Aku lupa kapan terakhir aku bisa “gila” seperti ini. Bisa mengekspresikan diri tanpa perlu membebani diri sendiri. Tanpa perlu kebohongan untuk menutup diri dan terlihat sok bijaksana. Lihatlah, foto-foto ini menunjukan betapa aku begitu gembira dalam keramaian ini.

Berpose gila (ala ganteng-ganteng blogger)  foto via Sandra
Berpose gila (ala ganteng-ganteng blogger)
foto via Sandra
Pose yang agak memalukan sebenarnya  Foto via Kaos Gurita
Pose yang agak memalukan sebenarnya
Foto via Kaos Gurita

Bahkan, banyak foto yang sebenarnya lebih gila. Ada foto dari ibu-ibu yang tidak kusangka bisa tampil “senorak” itu. Ada foto dari bapak-bapak yang berlagak kayak grup idola. Tidak ada yang salah dengan semuanya. Toh, gaya dalam foto-foto itu adalah bagian dari acara, yakni lomba foto dengan berbagai gaya. Siapa lebih “gila” dan “norak” dialah pemenangnya.

Bukan hanya lomba foto, tapi acara itu juga diisi dengan lomba menulis secara kelompok.
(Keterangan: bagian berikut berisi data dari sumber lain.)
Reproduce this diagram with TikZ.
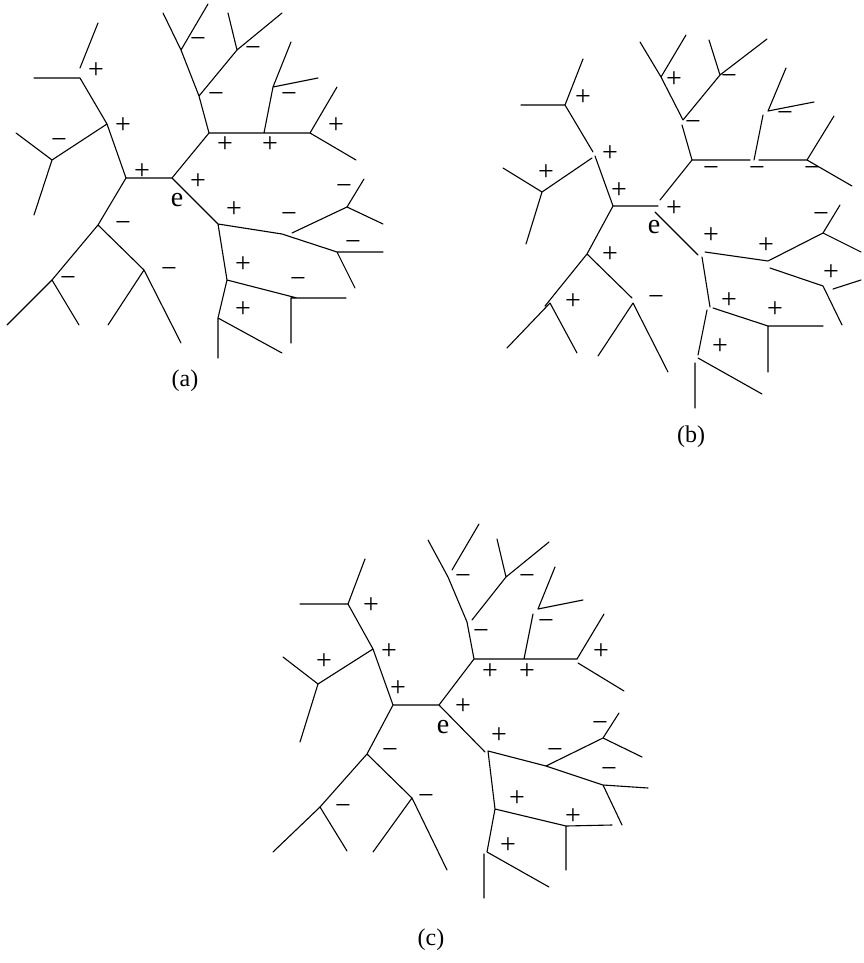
\documentclass[tikz,border=0pt]{standalone}
\usepackage{fontspec}
\setmainfont{Liberation Serif}
\begin{document}
\begin{tikzpicture}[x=1pt,y=-1pt,
  edge/.style={line width=1.1pt, line cap=round},
  lbl/.style={inner sep=0pt, font=\fontsize{28}{28}\selectfont},
  captext/.style={inner sep=0pt, font=\fontsize{24}{26}\selectfont}]
\useasboundingbox (0,0) rectangle (863,963);
% ================= tree (a) =================
\coordinate (aL1) at (98,23);   \coordinate (aL1e) at (80,68);
\coordinate (aA1) at (80,78);   \coordinate (aL2) at (34,78);
\coordinate (aA2) at (107,124);
\coordinate (aB0) at (52,160);  \coordinate (aL3) at (16,133); \coordinate (aL4) at (34,215);
\coordinate (aA3) at (126,178); \coordinate (aE) at (172,178);
\coordinate (aB1) at (98,225);
\coordinate (aB2) at (52,280);  \coordinate (aL5) at (7,325);  \coordinate (aL6) at (79,325);
\coordinate (aB3) at (144,270); \coordinate (aL7) at (108,325); \coordinate (aL8) at (181,343);
\coordinate (aC1) at (209,133); \coordinate (aC2) at (264,133); \coordinate (aC3) at (310,133);
\coordinate (aL9) at (337,87);  \coordinate (aL10) at (356,160);
\coordinate (aC4) at (273,87);  \coordinate (aL11) at (291,42); \coordinate (aL12) at (318,78);
\coordinate (aC5) at (199,96);
\coordinate (aC6) at (181,50);  \coordinate (aL13) at (163,13); \coordinate (aL14) at (208,4);
\coordinate (aC7) at (237,50);  \coordinate (aL15) at (228,13); \coordinate (aL16) at (282,13);
\coordinate (aD1) at (218,224); \coordinate (aD2) at (282,234); \coordinate (aD2b) at (292,233);
\coordinate (aD3) at (347,207); \coordinate (aL17) at (364,179); \coordinate (aL18) at (383,224);
\coordinate (aD4) at (337,252); \coordinate (aL19) at (383,252); \coordinate (aL20) at (355,288);
\coordinate (aD5) at (227,280); \coordinate (aD6e) at (297,298);
\coordinate (aD6) at (291,298); \coordinate (aL21) at (346,298); \coordinate (aL22) at (291,343);
\coordinate (aD7) at (218,318); \coordinate (aL23) at (218,358); \coordinate (aL24) at (282,353);
\draw[edge] (aL1)--(aL1e) (aA1)--(aL2) (aA1)--(aA2) (aA2)--(aB0) (aB0)--(aL3) (aB0)--(aL4)
  (aA2)--(aA3) (aA3)--(aE) (aA3)--(aB1) (aB1)--(aB2) (aB2)--(aL5) (aB2)--(aL6)
  (aB1)--(aB3) (aB3)--(aL7) (aB3)--(aL8)
  (aE)--(aC1) (aC1)--(aC2) (aC2)--(aC3) (aC3)--(aL9) (aC3)--(aL10)
  (aC2)--(aC4) (aC4)--(aL11) (aC4)--(aL12)
  (aC1)--(aC5) (aC5)--(aC6) (aC6)--(aL13) (aC6)--(aL14)
  (aC5)--(aC7) (aC7)--(aL15) (aC7)--(aL16)
  (aE)--(aD1) (aD1)--(aD2) (aD2)--(aD4) (aD2b)--(aD3) (aD3)--(aL17) (aD3)--(aL18)
  (aD4)--(aL19) (aD4)--(aL20)
  (aD1)--(aD5) (aD5)--(aD6e) (aD6)--(aL21) (aD6)--(aL22)
  (aD5)--(aD7) (aD7)--(aL23) (aD7)--(aL24);
\node[lbl] (at1) at (96,71) {+};
\node[lbl] (at2) at (123,126) {+};
\node[lbl] (at3) at (59,144) {−};
\node[lbl] (at4) at (142,172) {+};
\node[lbl] (ae) at (177,200) {e};
\node[lbl] (at5) at (198,182) {+};
\node[lbl] (at6) at (234,210) {+};
\node[lbl] (at7) at (123,227) {−};
\node[lbl] (at8) at (68,282) {−};
\node[lbl] (at9) at (169,273) {−};
\node[lbl] (at10) at (198,43) {−};
\node[lbl] (at11) at (253,52) {−};
\node[lbl] (at12) at (216,98) {−};
\node[lbl] (at13) at (289,98) {−};
\node[lbl] (at14) at (225,145) {+};
\node[lbl] (at15) at (270,145) {+};
\node[lbl] (at16) at (336,126) {+};
\node[lbl] (at17) at (289,218) {−};
\node[lbl] (at18) at (344,190) {−};
\node[lbl] (at19) at (353,246) {−};
\node[lbl] (at20) at (243,265) {+};
\node[lbl] (at21) at (298,283) {−};
\node[lbl] (at22) at (243,310) {+};
\node[captext] (acap) at (185,381) {(a)};
% ================= tree (b) =================
\coordinate (bL1) at (583,59);  \coordinate (bA1) at (565,105); \coordinate (bL2) at (521,105);
\coordinate (bA2) at (593,152); \coordinate (bA2s) at (595,156); \coordinate (bA2l) at (592,158);
\coordinate (bB0) at (542,192); \coordinate (bL3) at (503,168); \coordinate (bL4) at (526,244);
\coordinate (bA3) at (613,206); \coordinate (bE) at (658,206);
\coordinate (bEc) at (660,200); \coordinate (bEd) at (655,212);
\coordinate (bB1) at (587,254);
\coordinate (bB2e) at (545,306); \coordinate (bB2) at (550,303);
\coordinate (bL5) at (507,348); \coordinate (bL6) at (577,353);
\coordinate (bB3e) at (632,298); \coordinate (bB3) at (633,303);
\coordinate (bL7) at (598,356); \coordinate (bL8) at (668,372);
\coordinate (bC1) at (692,160); \coordinate (bC2a) at (750,160); \coordinate (bC2b) at (759,160);
\coordinate (bC2) at (754,160); \coordinate (bC3) at (807,160);
\coordinate (bL9) at (834,116); \coordinate (bL10) at (852,186);
\coordinate (bC4e) at (763,115); \coordinate (bC4) at (768,111);
\coordinate (bL11) at (786,68); \coordinate (bL12) at (814,102);
\coordinate (bC5) at (682,125); \coordinate (bC5b) at (683,120);
\coordinate (bC7) at (720,75);  \coordinate (bL15) at (709,40); \coordinate (bL16) at (767,39);
\coordinate (bC6) at (661,77);  \coordinate (bL13) at (640,42); \coordinate (bL14) at (686,35);
\coordinate (bD1) at (698,255); \coordinate (bD1b) at (705,252); \coordinate (bD1c) at (702,257);
\coordinate (bD2) at (768,261); \coordinate (bD3) at (823,233);
\coordinate (bL17) at (840,205); \coordinate (bL18) at (861,252);
\coordinate (bD4s) at (770,268); \coordinate (bD4) at (823,286);
\coordinate (bD4b) at (833,289); \coordinate (bL19) at (861,280); \coordinate (bL20) at (842,325);
\coordinate (bD5) at (710,307); \coordinate (bD5b) at (713,308); \coordinate (bD5c) at (707,310);
\coordinate (bD6) at (768,326); \coordinate (bL21) at (823,326); \coordinate (bL22) at (768,372);
\coordinate (bD7) at (698,355); \coordinate (bD7b) at (698,358); \coordinate (bD7c) at (695,363);
\coordinate (bL23) at (695,408); \coordinate (bL24) at (762,394);
\draw[edge] (bL1)--(bA1) (bA1)--(bL2) (bA1)--(bA2) (bA2s)--(bA3) (bA2l)--(bB0)
  (bB0)--(bL3) (bB0)--(bL4)
  (bA3)--(bE) (bA3)--(bB1) (bB1)--(bB2e) (bB2)--(bL5) (bB2)--(bL6)
  (bB1)--(bB3e) (bB3)--(bL7) (bB3)--(bL8)
  (bEc)--(bC1) (bC1)--(bC2a) (bC2b)--(bC3) (bC3)--(bL9) (bC3)--(bL10)
  (bC2)--(bC4e) (bC4)--(bL11) (bC4)--(bL12)
  (bC1)--(bC5) (bC5b)--(bC7) (bC7)--(bL15) (bC7)--(bL16)
  (bC5b)--(bC6) (bC6)--(bL13) (bC6)--(bL14)
  (bEd)--(bD1) (bD1b)--(bD2) (bD2)--(bD3) (bD3)--(bL17) (bD3)--(bL18)
  (bD4s)--(bD4) (bD4b)--(bL19) (bD4)--(bL20)
  (bD1c)--(bD5) (bD5b)--(bD6) (bD6)--(bL21) (bD6)--(bL22)
  (bD5c)--(bD7) (bD7b)--(bL24) (bD7c)--(bL23);
\node[lbl] (bt1) at (583,98) {+};
\node[lbl] (bt2) at (610,154) {+};
\node[lbl] (bt3) at (546,173) {+};
\node[lbl] (bt4) at (619,191) {+};
\node[lbl] (bt5) at (674,209) {+};
\node[lbl] (be) at (654,227) {e};
\node[lbl] (bt6) at (610,255) {+};
\node[lbl] (bt7) at (573,302) {+};
\node[lbl] (bt8) at (656,301) {−};
\node[lbl] (bt9) at (674,80) {+};
\node[lbl] (bt10) at (693,126) {−};
\node[lbl] (bt11) at (729,80) {−};
\node[lbl] (bt12) at (785,117) {−};
\node[lbl] (bt13) at (711,172) {−};
\node[lbl] (bt14) at (757,172) {−};
\node[lbl] (bt15) at (812,172) {−};
\node[lbl] (bt16) at (711,236) {+};
\node[lbl] (bt17) at (766,246) {+};
\node[lbl] (bt18) at (821,218) {−};
\node[lbl] (bt19) at (831,273) {+};
\node[lbl] (bt20) at (729,301) {+};
\node[lbl] (bt21) at (775,310) {+};
\node[lbl] (bt22) at (720,347) {+};
\node[captext] (bcap) at (691,437) {(b)};
% ================= tree (c) =================
\coordinate (cL1) at (365,559); \coordinate (cA1) at (348,604); \coordinate (cL2) at (300,604);
\coordinate (cA2) at (373,649);
\coordinate (cB0) at (318,684); \coordinate (cL3) at (283,657); \coordinate (cL4) at (300,742);
\coordinate (cA3) at (393,705); \coordinate (cE) at (439,705);
\coordinate (cB1) at (367,754);
\coordinate (cB2) at (320,807); \coordinate (cL5) at (273,852); \coordinate (cL6) at (347,851);
\coordinate (cB3) at (412,798); \coordinate (cL7) at (373,852); \coordinate (cL8) at (447,870);
\coordinate (cC1) at (474,659); \coordinate (cC2) at (524,659); \coordinate (cC3) at (577,659);
\coordinate (cL9) at (604,614); \coordinate (cC3b) at (578,663); \coordinate (cL10) at (624,691);
\coordinate (cC4e) at (533,614); \coordinate (cC4) at (538,609);
\coordinate (cL11) at (555,567); \coordinate (cL12) at (583,600);
\coordinate (cC5) at (467,622); \coordinate (cC5b) at (472,620);
\coordinate (cC6) at (448,577); \coordinate (cC6b) at (452,570);
\coordinate (cL13) at (428,540); \coordinate (cL14) at (479,524);
\coordinate (cC7) at (506,577); \coordinate (cL15) at (497,539); \coordinate (cL16) at (549,542);
\coordinate (cD1) at (485,752); \coordinate (cD1b) at (488,751);
\coordinate (cD2) at (546,766); \coordinate (cD3) at (603,738);
\coordinate (cL17) at (619,713); \coordinate (cL18) at (642,757);
\coordinate (cD4) at (603,785); \coordinate (cL19) at (648,788); \coordinate (cL20) at (622,825);
\coordinate (cD5) at (495,809); \coordinate (cD6) at (566,826);
\coordinate (cL21) at (612,825); \coordinate (cL22) at (566,870);
\coordinate (cD7) at (487,852); \coordinate (cD7b) at (484,854);
\coordinate (cL23) at (484,898); \coordinate (cL24) at (549,887);
\draw[edge] (cL1)--(cA1) (cA1)--(cL2) (cA1)--(cA2) (cA2)--(cB0) (cB0)--(cL3) (cB0)--(cL4)
  (cA2)--(cA3) (cA3)--(cE) (cA3)--(cB1) (cB1)--(cB2) (cB2)--(cL5) (cB2)--(cL6)
  (cB1)--(cB3) (cB3)--(cL7) (cB3)--(cL8)
  (cE)--(cC1) (cC1)--(cC2) (cC2)--(cC3) (cC3)--(cL9) (cC3b)--(cL10)
  (cC2)--(cC4e) (cC4)--(cL11) (cC4)--(cL12)
  (cC1)--(cC5) (cC5)--(cC6) (cC6)--(cL13) (cC6b)--(cL14)
  (cC5b)--(cC7) (cC7)--(cL15) (cC7)--(cL16)
  (cE)--(cD1) (cD1b)--(cD2) (cD2)--(cD4) (cD2)--(cD3) (cD3)--(cL17) (cD3)--(cL18)
  (cD4)--(cL19) (cD4)--(cL20)
  (cD1b)--(cD5) (cD5)--(cD6) (cD6)--(cL21) (cD6)--(cL22)
  (cD5)--(cD7) (cD7b)--(cL23) (cD7)--(cL24);
\node[lbl] (ct1) at (371,606) {+};
\node[lbl] (ct2) at (389,652) {+};
\node[lbl] (ct3) at (324,662) {+};
\node[lbl] (ct4) at (398,689) {+};
\node[lbl] (ce) at (443,727) {e};
\node[lbl] (ct5) at (463,707) {+};
\node[lbl] (ct6) at (390,753) {−};
\node[lbl] (ct7) at (343,809) {−};
\node[lbl] (ct8) at (426,799) {−};
\node[lbl] (ct9) at (463,579) {−};
\node[lbl] (ct10) at (527,579) {−};
\node[lbl] (ct11) at (481,634) {−};
\node[lbl] (ct12) at (546,624) {−};
\node[lbl] (ct13) at (490,672) {+};
\node[lbl] (ct14) at (527,672) {+};
\node[lbl] (ct15) at (601,652) {+};
\node[lbl] (ct16) at (499,736) {+};
\node[lbl] (ct17) at (555,753) {−};
\node[lbl] (ct18) at (600,726) {−};
\node[lbl] (ct19) at (609,772) {−};
\node[lbl] (ct20) at (517,799) {+};
\node[lbl] (ct21) at (573,817) {+};
\node[lbl] (ct22) at (508,846) {+};
\node[captext] (ccap) at (431,940) {(c)};
\end{tikzpicture}
\end{document}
Ada empat kelompok yang terbentuk dan keempat kelompok tersebut harus menulis tentang apa yang terjadi di acara tersebut atau hal-hal lain dalam acara tersebut.

Katanya Menculik Walikota  Foto via Kaos Gurita
Katanya Menculik Walikota
Foto via Kaos Gurita

Siapa pemenangnya? Semua. Pemenang pada acara itu menurutku adalah semua. Memang ada satu kelompok yang menang lomba menulis dan ada juga satu kelompok yang menang gaya foto dengan pose “tergila”. Tapi itu hanya sekadar hiburan, yang menang justru adalah kebersamaan. Terlebih bagiku, ini seperti suasana yang baru, suasana yang aku rindukan.
Kebersamaan itu berakhir tepat pukul delapan. Sosok bernama Bang Aswi dan dari pihak Kaos Gurita, mengucapkan terimakasih dengan kemeriahan acara. Tapi, sebenarnyam kalau boleh aku yang harusnya berterimakasih dengan cukup banyak. Bukan soal makanan gratis atau hadiah yang didapat tetapi karena acara ini mengobati kerinduanku pada sebuah kebersamaan.

Aku pun jadi paham, bahwa kebersamaan tidak harus didapat dari satu kelompok atau satu tempat. Ada kelompok lain yang akan memberikan kebersamaan baru, kebersamaan yang mungkin berbeda dari sebelumnya. Kebersamaan dengan para narablog, seperti yang terjadi di Jumat malam itu.